**WHAT YOU ARE ASKED TO DO**
Omit the pictures and print exactly the lines of the listing below, starting at the first and ending at the line containing "(0,0) rectangle (1519,774);".

**INFORMATION SUPPLIED**
==*==

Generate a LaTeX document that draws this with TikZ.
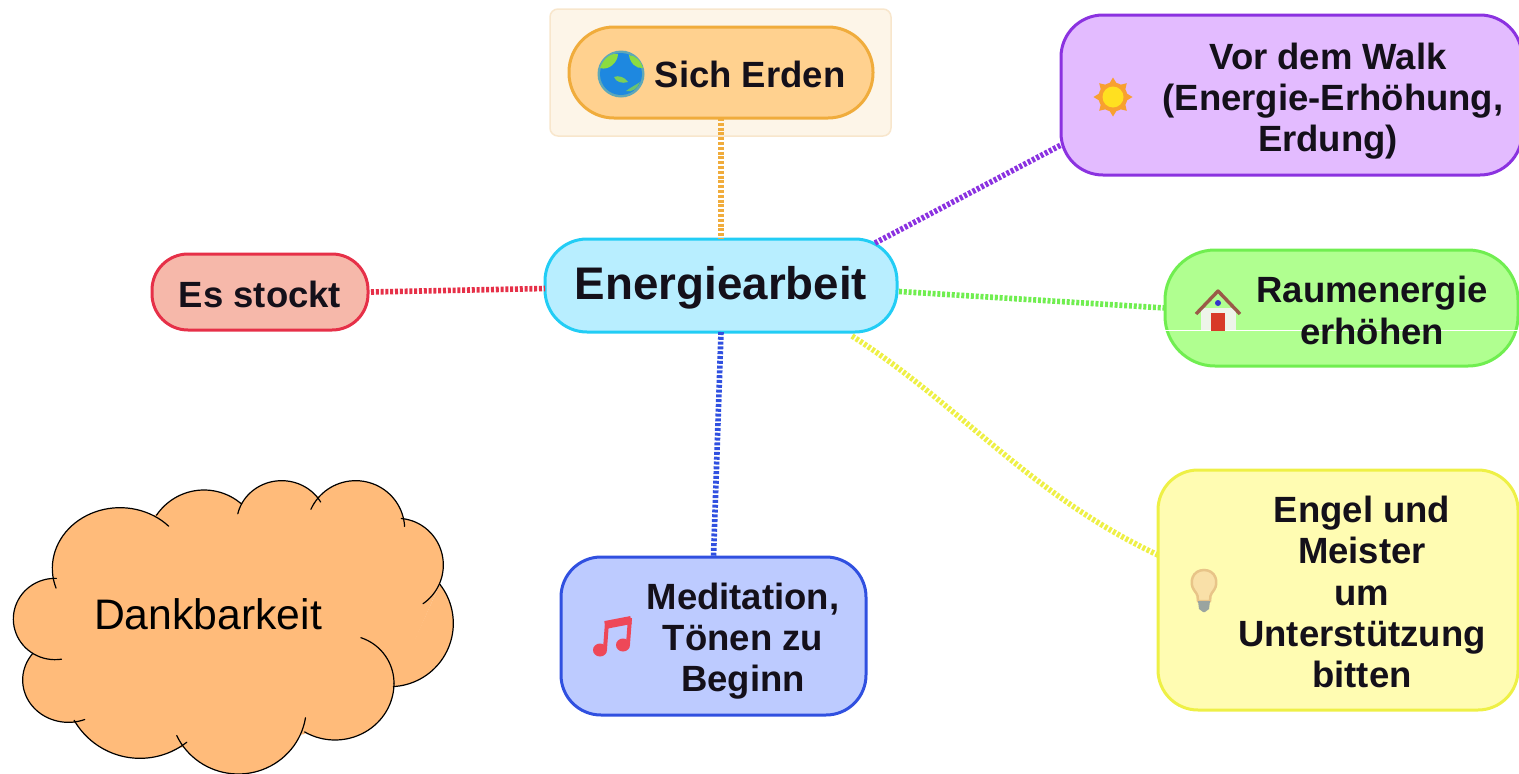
\documentclass[tikz,border=0pt]{standalone}
\usepackage{fontspec}
\setmainfont{Liberation Sans}
\definecolor{txt}{HTML}{14101A}
\definecolor{frameF}{HTML}{FDF5E8}\definecolor{frameD}{HTML}{F8E6CC}
\definecolor{orF}{HTML}{FFD18F}\definecolor{orD}{HTML}{F0AC3C}
\definecolor{puF}{HTML}{E3BBFF}\definecolor{puD}{HTML}{8B32E0}
\definecolor{grF}{HTML}{B0FF90}\definecolor{grD}{HTML}{70EE50}
\definecolor{cyF}{HTML}{B8EEFF}\definecolor{cyD}{HTML}{22CDF5}
\definecolor{reF}{HTML}{F6B8AA}\definecolor{reD}{HTML}{E63048}
\definecolor{blF}{HTML}{BDCBFF}\definecolor{blD}{HTML}{3050E0}
\definecolor{yeF}{HTML}{FFFCB2}\definecolor{yeD}{HTML}{EEF046}
\definecolor{cloudF}{HTML}{FFBB7A}
\definecolor{globeB}{HTML}{1E88E0}\definecolor{globeR}{HTML}{5FA8B8}\definecolor{globeG}{HTML}{8CDC40}
\definecolor{sunO}{HTML}{F8A030}\definecolor{sunY}{HTML}{FFE020}
\definecolor{noteR}{HTML}{EE4858}
\definecolor{bulbF}{HTML}{F9E0A8}\definecolor{bulbD}{HTML}{E8C488}\definecolor{bulbG}{HTML}{9AA4A0}
\definecolor{roof}{HTML}{9A5A48}\definecolor{door}{HTML}{D83A28}\definecolor{wall}{HTML}{EEF4EA}
\tikzset{
  box/.style n args={6}{draw=#1, fill=#2, line width=3pt, inner sep=0pt, outer sep=0pt, rectangle,
     rounded corners=#3, minimum width=#4, minimum height=#5, #6},
  lbl/.style={font=\fontsize{36.5}{41.3}\selectfont\bfseries, text=txt, align=center, inner sep=0pt},
  link/.style={draw=#1, line width=5.6pt, dash pattern=on 3pt off 1.8pt},
  cloudline/.style={draw=black, line width=1.2pt, line cap=round}
}
\newcommand\lobes{360/295/203/182/161/316, 612/232/172/172/214/311, 845/160/135/128/193/330,
  1067/177/147/145/204/357, 1192/285/138/140/275/416, 1170/460/190/190/-38/87,
  1038/640/144/144/-72/0, 1005/640/177/170/0/121, 715/712/204/200/9/155,
  420/637/228/228/52/150, 205/630/137/127/69/219, 165/447/125/122/81/272}
\begin{document}
\begin{tikzpicture}[x=1pt,y=-1pt]
\useasboundingbox (0,0) rectangle (1519,774);

% boxes
\node[box={frameD}{frameF}{8pt}{341pt}{127pt}{line width=1.5pt}] (frame) at (720.5,72.5) {};
\node[box={orD}{orF}{45pt}{304pt}{91pt}{}] (erden) at (721,72.5) {};
\node[box={puD}{puF}{42pt}{461pt}{160pt}{}] (walk) at (1291.5,95) {};
\node[box={grD}{grF}{50pt}{353pt}{116pt}{}] (raum) at (1341.5,308) {};
\node[box={cyD}{cyF}{42pt}{352pt}{93pt}{}] (energie) at (721,285.5) {};
\node[box={reD}{reF}{36pt}{216pt}{76pt}{}] (stockt) at (260,292) {};
\node[box={blD}{blF}{40pt}{305pt}{158pt}{}] (medi) at (713.5,636) {};
\node[box={yeD}{yeF}{40pt}{360pt}{240pt}{}] (engel) at (1338,590) {};

% connectors
\draw[link=orD] (erden.south) -- (energie.north);
\draw[link=puD] ([xshift=154pt,yshift=42.5pt]energie.center) -- ([xshift=-230.5pt,yshift=-50pt]walk.center);
\draw[link=grD] ([yshift=-6pt,xshift=2pt]energie.east) -- (raum.west);
\draw[link=yeD] ([xshift=131pt,yshift=-50.5pt]energie.center) .. controls (960,405) and (1030,495) .. ([yshift=35pt]engel.west);
\draw[link=blD] (energie.south) -- ([yshift=79pt]medi.center);
\draw[link=reD] ([xshift=3pt]stockt.east) -- ([yshift=-3pt]energie.west);

% thin scan line across the green box
\draw[white, line width=.6pt] (raum.west |- 0,330.5) -- (1519,330.5);

% labels
\node[lbl] (erdenT) at (750,74) {Sich Erden};
\node[lbl] (walkT) at (1333,101) {Vor dem Walk\hspace*{10pt}\\(Energie-Erhöhung,\\Erdung)\hspace*{10pt}};
\node[lbl] (raumT) at (1372,310.5) {Raumenergie\\erhöhen};
\node[lbl, font=\fontsize{45.7}{50}\selectfont\bfseries] (energieT) at (721,288) {Energiearbeit};
\node[lbl] (stocktT) at (260,294) {Es stockt};
\node[lbl] (mediT) at (743,641) {Meditation,\\Tönen zu\\Beginn};
\node[lbl] (engelT) at (1362,592) {Engel und\\Meister\\um\\Unterstützung\\bitten};

% globe
\fill[globeR] (621,74) circle (23.5);
\fill[globeB] (621,74) circle (21);
\fill[globeG] (600,68) .. controls (604,57) and (612,53) .. (618,54) .. controls (618,62) and (609,71) .. (600,68) -- cycle;
\fill[globeG] (629,55) .. controls (636,56) and (641,61) .. (643,68) .. controls (636,69) and (630,63) .. (629,55) -- cycle;
\fill[globeG!85!globeB] (614,77) .. controls (618,75) and (625,77) .. (628,82) .. controls (622,84) and (616,82) .. (614,77) -- cycle;
\fill[globeG!70!globeB] (626,91) .. controls (631,87) and (636,85) .. (640,82) .. controls (638,88) and (632,93) .. (626,91) -- cycle;

% sun
\foreach \a in {0,45,...,315}
  \fill[sunO] ([shift={(\a-20:13)}]1113,97) -- ([shift={(\a:19.5)}]1113,97) -- ([shift={(\a+20:13)}]1113,97) -- cycle;
\fill[sunO] (1113,97) circle (14.5);
\fill[sunY] (1113,97) circle (10.5);

% house
\fill[wall] (1201,308) rectangle (1236,330);
\fill[door] (1211,313) rectangle (1225,331);
\fill[blue!60!gray] (1218,303) circle (3);
\draw[roof, line width=3.4pt, line join=round] (1196,314) -- (1218,291) -- (1240,314);

% note
\fill[noteR] (600,650) ellipse (7 and 6.5);
\fill[noteR] (623,645) ellipse (7 and 6.5);
\draw[noteR, line width=4pt] (605,649) -- (607,622);
\draw[noteR, line width=4pt] (628,644) -- (630,618);
\draw[noteR, line width=8pt] (605,625) -- (631,620);

% bulb
\fill[bulbF, draw=bulbD, line width=2.5pt] (1204,570) .. controls (1192,570) and (1189,583) .. (1194,590) .. controls (1198,595) and (1198,597) .. (1198,601) -- (1210,601) .. controls (1210,597) and (1210,595) .. (1214,590) .. controls (1219,583) and (1216,570) .. (1204,570) -- cycle;
\fill[bulbG] (1198,601) -- (1210,601) -- (1209,609) -- (1205,612) -- (1203,612) -- (1199,609) -- cycle;

% cloud
\begin{scope}[x=.33333pt,y=-.33333pt,yshift=-470pt]
  \filldraw[fill=cloudF, draw=cloudF, line width=2pt] (160,325) -- (470,135) -- (725,100) -- (950,80) -- (1205,145) -- (1315,345) -- (1180,650) -- (910,790) -- (540,830) -- (218,755) -- (105,555) -- cycle;
  \foreach \cx/\cy/\rx/\ry/\s/\e in \lobes
    \fill[cloudF] plot[domain=\s:\e, samples=40, variable=\t] ({\cx+\rx*cos(\t)},{\cy+\ry*sin(\t)});
  \foreach \cx/\cy/\rx/\ry/\s/\e in \lobes
    \draw[cloudline] plot[domain=\s:\e, samples=40, variable=\t] ({\cx+\rx*cos(\t)},{\cy+\ry*sin(\t)});
\end{scope}
\node[inner sep=0pt, font=\fontsize{42.7}{48}\selectfont, text=black] (dank) at (208,614) {Dankbarkeit};
\end{tikzpicture}
\end{document}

==*==

**SOLUTION TO THIS PROBLEM**
Generate a LaTeX document that draws this with TikZ.
\documentclass[tikz,border=0pt]{standalone}
\usepackage{fontspec}
\setmainfont{Liberation Sans}
\definecolor{txt}{HTML}{14101A}
\definecolor{frameF}{HTML}{FDF5E8}\definecolor{frameD}{HTML}{F8E6CC}
\definecolor{orF}{HTML}{FFD18F}\definecolor{orD}{HTML}{F0AC3C}
\definecolor{puF}{HTML}{E3BBFF}\definecolor{puD}{HTML}{8B32E0}
\definecolor{grF}{HTML}{B0FF90}\definecolor{grD}{HTML}{70EE50}
\definecolor{cyF}{HTML}{B8EEFF}\definecolor{cyD}{HTML}{22CDF5}
\definecolor{reF}{HTML}{F6B8AA}\definecolor{reD}{HTML}{E63048}
\definecolor{blF}{HTML}{BDCBFF}\definecolor{blD}{HTML}{3050E0}
\definecolor{yeF}{HTML}{FFFCB2}\definecolor{yeD}{HTML}{EEF046}
\definecolor{cloudF}{HTML}{FFBB7A}
\definecolor{globeB}{HTML}{1E88E0}\definecolor{globeR}{HTML}{5FA8B8}\definecolor{globeG}{HTML}{8CDC40}
\definecolor{sunO}{HTML}{F8A030}\definecolor{sunY}{HTML}{FFE020}
\definecolor{noteR}{HTML}{EE4858}
\definecolor{bulbF}{HTML}{F9E0A8}\definecolor{bulbD}{HTML}{E8C488}\definecolor{bulbG}{HTML}{9AA4A0}
\definecolor{roof}{HTML}{9A5A48}\definecolor{door}{HTML}{D83A28}\definecolor{wall}{HTML}{EEF4EA}
\tikzset{
  box/.style n args={6}{draw=#1, fill=#2, line width=3pt, inner sep=0pt, outer sep=0pt, rectangle,
     rounded corners=#3, minimum width=#4, minimum height=#5, #6},
  lbl/.style={font=\fontsize{36.5}{41.3}\selectfont\bfseries, text=txt, align=center, inner sep=0pt},
  link/.style={draw=#1, line width=5.6pt, dash pattern=on 3pt off 1.8pt},
  cloudline/.style={draw=black, line width=1.2pt, line cap=round}
}
\newcommand\lobes{360/295/203/182/161/316, 612/232/172/172/214/311, 845/160/135/128/193/330,
  1067/177/147/145/204/357, 1192/285/138/140/275/416, 1170/460/190/190/-38/87,
  1038/640/144/144/-72/0, 1005/640/177/170/0/121, 715/712/204/200/9/155,
  420/637/228/228/52/150, 205/630/137/127/69/219, 165/447/125/122/81/272}
\begin{document}
\begin{tikzpicture}[x=1pt,y=-1pt]
\useasboundingbox (0,0) rectangle (1519,774);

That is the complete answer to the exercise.